The intangibility of success is also evident in the narratives of Sepha’s friends, although they continue to strive for it. This section provides insight into Joseph and his American dream of being a poet who can properly represent the honor and history of the Congo in a single epic poem. Joseph clings to romanticized notions of his homeland while dressing in a tuxedo and playing the role of Black servant to wealthy white people dining at the Colonial Grill. Joseph can compartmentalize this role so long as Sepha and Kenneth never enter his working world. When he sees Sepha outside the window of the restaurant, he experiences a moment of cognitive dissonance before returning to his role.
Throughout Sepha’s experiences, there is a sense of homelessness. Sepha reflects on how he cannot remember the single moment when he realized he would never return to Ethiopia, and he continues to search his memory looking for clues. At the same time, he contemplates whether he should bother returning to his actual “home” in Logan Circle. Alternatively, he also considers going somewhere new, anywhere that might provide Sepha with a true home. In buses Sepha presents a symbol of his desire to arrive at a place where he is accepted. He explains his love for buses because they make him feel safe and give him a temporary and fleeting connection with humanity. Buses also allow him a literal window to the world and validate his existence of feeling like he lives between worlds. He is a member of civilization, but he feels completely detached from it. On a bus, he can be surrounded by people and retain his anonymity. He can watch people come and go, see the neighborhoods where they live, and never have to engage or connect with anyone.
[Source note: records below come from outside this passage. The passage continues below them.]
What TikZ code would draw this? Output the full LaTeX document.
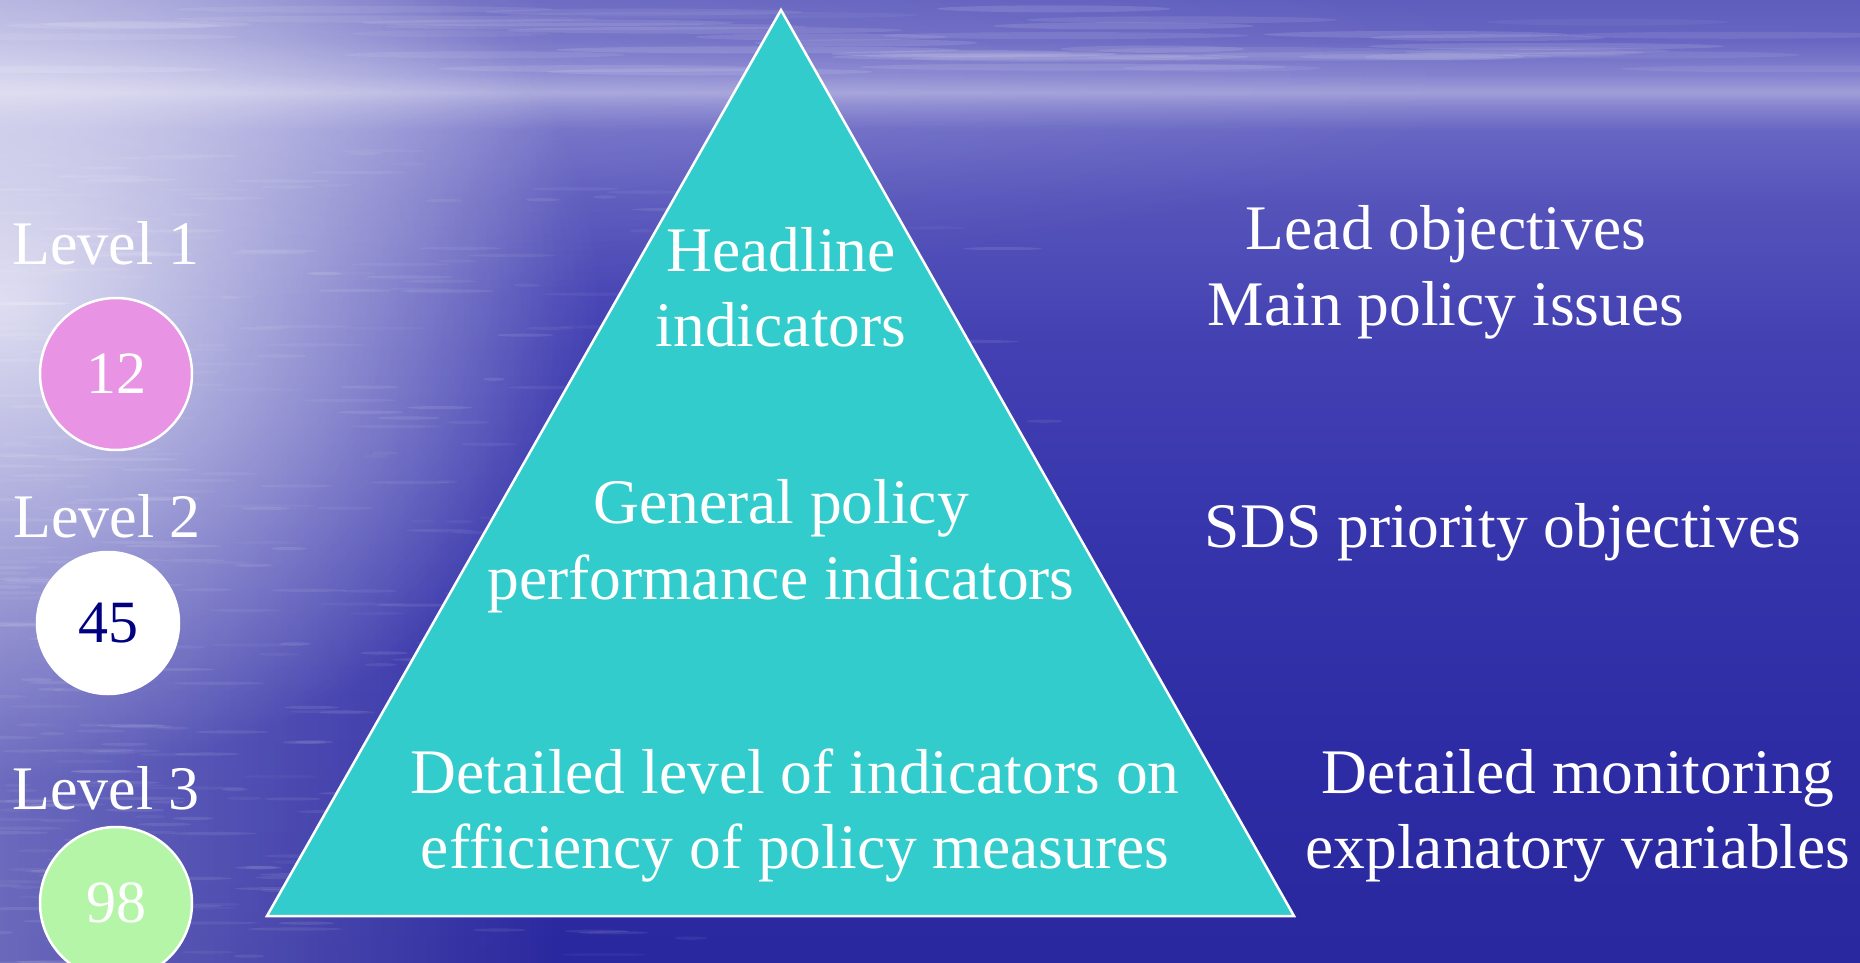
\documentclass[tikz,border=0pt]{standalone}
\usepackage{fontspec}
\setmainfont{Liberation Serif}
\usetikzlibrary{fadings}
\definecolor{tri}{HTML}{33CCCC}
\definecolor{pinkc}{HTML}{E893E3}
\definecolor{greenc}{HTML}{B5F5A8}
\definecolor{navyt}{HTML}{000080}
\definecolor{sA}{RGB}{42,40,158}
\definecolor{sB}{RGB}{46,44,164}
\definecolor{sC}{RGB}{54,52,171}
\definecolor{sD}{RGB}{66,64,178}
\definecolor{sE}{RGB}{86,84,186}
\definecolor{sF}{RGB}{104,102,195}
\definecolor{sG}{RGB}{136,134,207}
\definecolor{sH}{RGB}{160,158,216}
\definecolor{sI}{RGB}{133,131,207}
\definecolor{sJ}{RGB}{104,102,194}
\definecolor{sK}{RGB}{95,93,189}
% background vertical profile (picture spans 25bp..75bp of the shading)
\pgfdeclareverticalshading{skysea}{100bp}{%
  color(0bp)=(sA); color(25bp)=(sA); color(35.9bp)=(sB); color(46.4bp)=(sC);
  color(56.8bp)=(sD); color(64.6bp)=(sE); color(68.25bp)=(sF); color(69.55bp)=(sG);
  color(70.2bp)=(sH); color(71.1bp)=(sI); color(72.9bp)=(sJ); color(75bp)=(sK);
  color(100bp)=(sK)}
\tikzfading[name=glowfade, inner color=transparent!0, outer color=transparent!100]
\tikzfading[name=leftfade, left color=transparent!0, right color=transparent!100]
\tikzset{
  txt/.style={text=white, font=\fontsize{63.5}{76}\selectfont, anchor=base, inner sep=0pt},
  lvl/.style={text=white, font=\fontsize{62}{74}\selectfont, anchor=base, inner sep=0pt},
  num/.style={circle, draw=white, line width=2.5pt, minimum size=152pt, inner sep=0pt, font=\fontsize{60}{70}\selectfont},
}
\begin{document}
\begin{tikzpicture}[x=1pt,y=-1pt]
\useasboundingbox (0,0) rectangle (1860,963);
% background
\shade[shading=skysea] (0,0) rectangle (1860,963);
\fill[white, path fading=leftfade, fill opacity=0.3] (0,0) rectangle (560,963);
\fill[white, path fading=glowfade, fill opacity=0.75] (0,300) ellipse [x radius=600, y radius=480];
\fill[white, path fading=glowfade, fill opacity=0.18] (0,70) ellipse [x radius=1500, y radius=240];
% ripples and cloud streaks
\pgfmathsetseed{7}
\foreach \i in {1,...,380}{
  \pgfmathsetmacro{\rx}{1100*rnd*rnd}
  \pgfmathsetmacro{\ry}{150+813*rnd}
  \pgfmathsetmacro{\rl}{10+40*rnd}
  \pgfmathsetmacro{\op}{0.03+0.07*rnd}
  \fill[white, fill opacity=\op] (\rx,\ry) ellipse [x radius=\rl, y radius=1.6];
}
\foreach \i in {1,...,45}{
  \pgfmathsetmacro{\rx}{1860*rnd}
  \pgfmathsetmacro{\ry}{8+65*rnd}
  \pgfmathsetmacro{\rl}{80+140*rnd}
  \pgfmathsetmacro{\op}{0.04+0.08*rnd}
  \fill[white, fill opacity=\op] (\rx,\ry) ellipse [x radius=\rl, y radius=3.5];
}
% triangle
\coordinate (apex) at (781,10);
\coordinate (bl) at (267,916);
\coordinate (br) at (1294,916);
\filldraw[fill=tri, draw=white, line width=2.5pt, line join=miter] (apex) -- (bl) -- (br) -- cycle;
% triangle texts
\node[txt] (h1) at (781,271) {Headline};
\node[txt] (h2) at (781,346) {indicators};
\node[txt] (g1) at (781,523) {General policy};
\node[txt] (g2) at (781,599) {performance indicators};
\node[txt] (d1) at (795,793) {Detailed level of indicators on};
\node[txt] (d2) at (795,868) {efficiency of policy measures};
% right texts
\node[txt] (r1) at (1446,249) {Lead objectives};
\node[txt] (r2) at (1446,325) {Main policy issues};
\node[txt] (r3) at (1503,547) {SDS priority objectives};
\node[txt] (r4) at (1578,793) {Detailed monitoring};
\node[txt] (r5) at (1578,868) {explanatory variables};
% levels
\node[lvl] (l1) at (106,264) {Level 1};
\node[lvl] (l2) at (107,537) {Level 2};
\node[lvl] (l3) at (106,809) {Level 3};
\node[num, fill=pinkc, text=white] (c1) at (116,374) {12};
\node[num, fill=white, text=navyt, minimum size=142pt] (c2) at (108,623) {45};
\node[num, fill=greenc, text=white] (c3) at (116,903) {98};
\end{tikzpicture}
\end{document}
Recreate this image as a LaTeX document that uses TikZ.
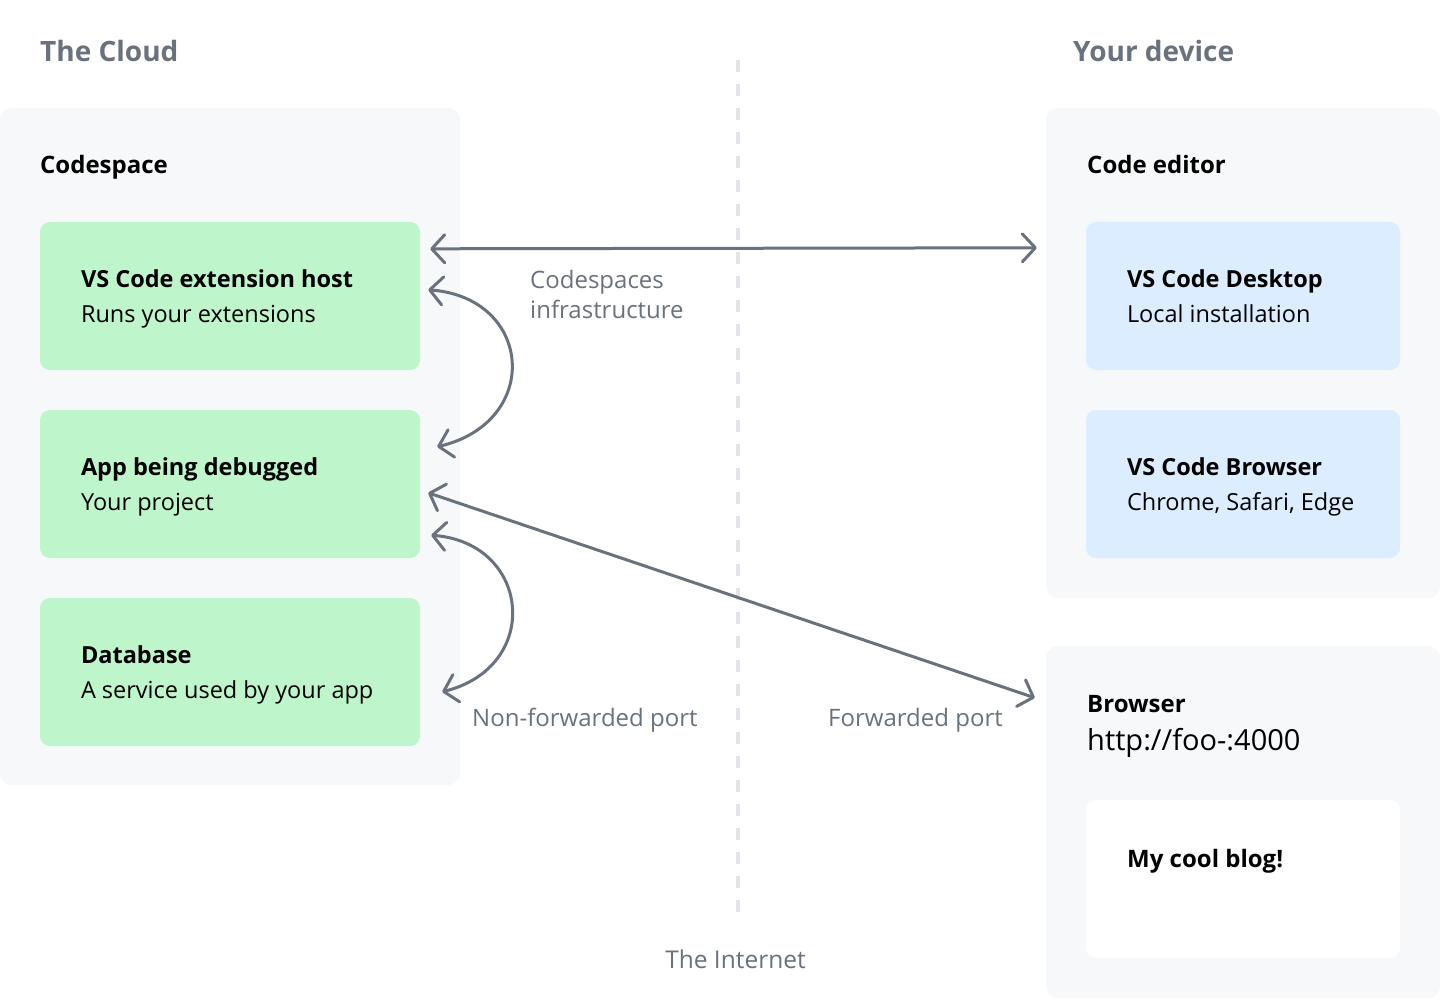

As alone and out of place as Sepha feels, he is still supported and cared for, though this reality feels far from Sepha’s own perception. His friends are steadfast and supportive; his father surrendered his life for Sepha’s; his mother gave up her valuable possessions for the safety of her son. Sepha even paints a picture of his uncle’s character as kind and loyal kin who would not have judged him for taking the money. With these more subtle characterizations framing Sepha’s life, readers can see that his position is one of his own making and a product of his depression.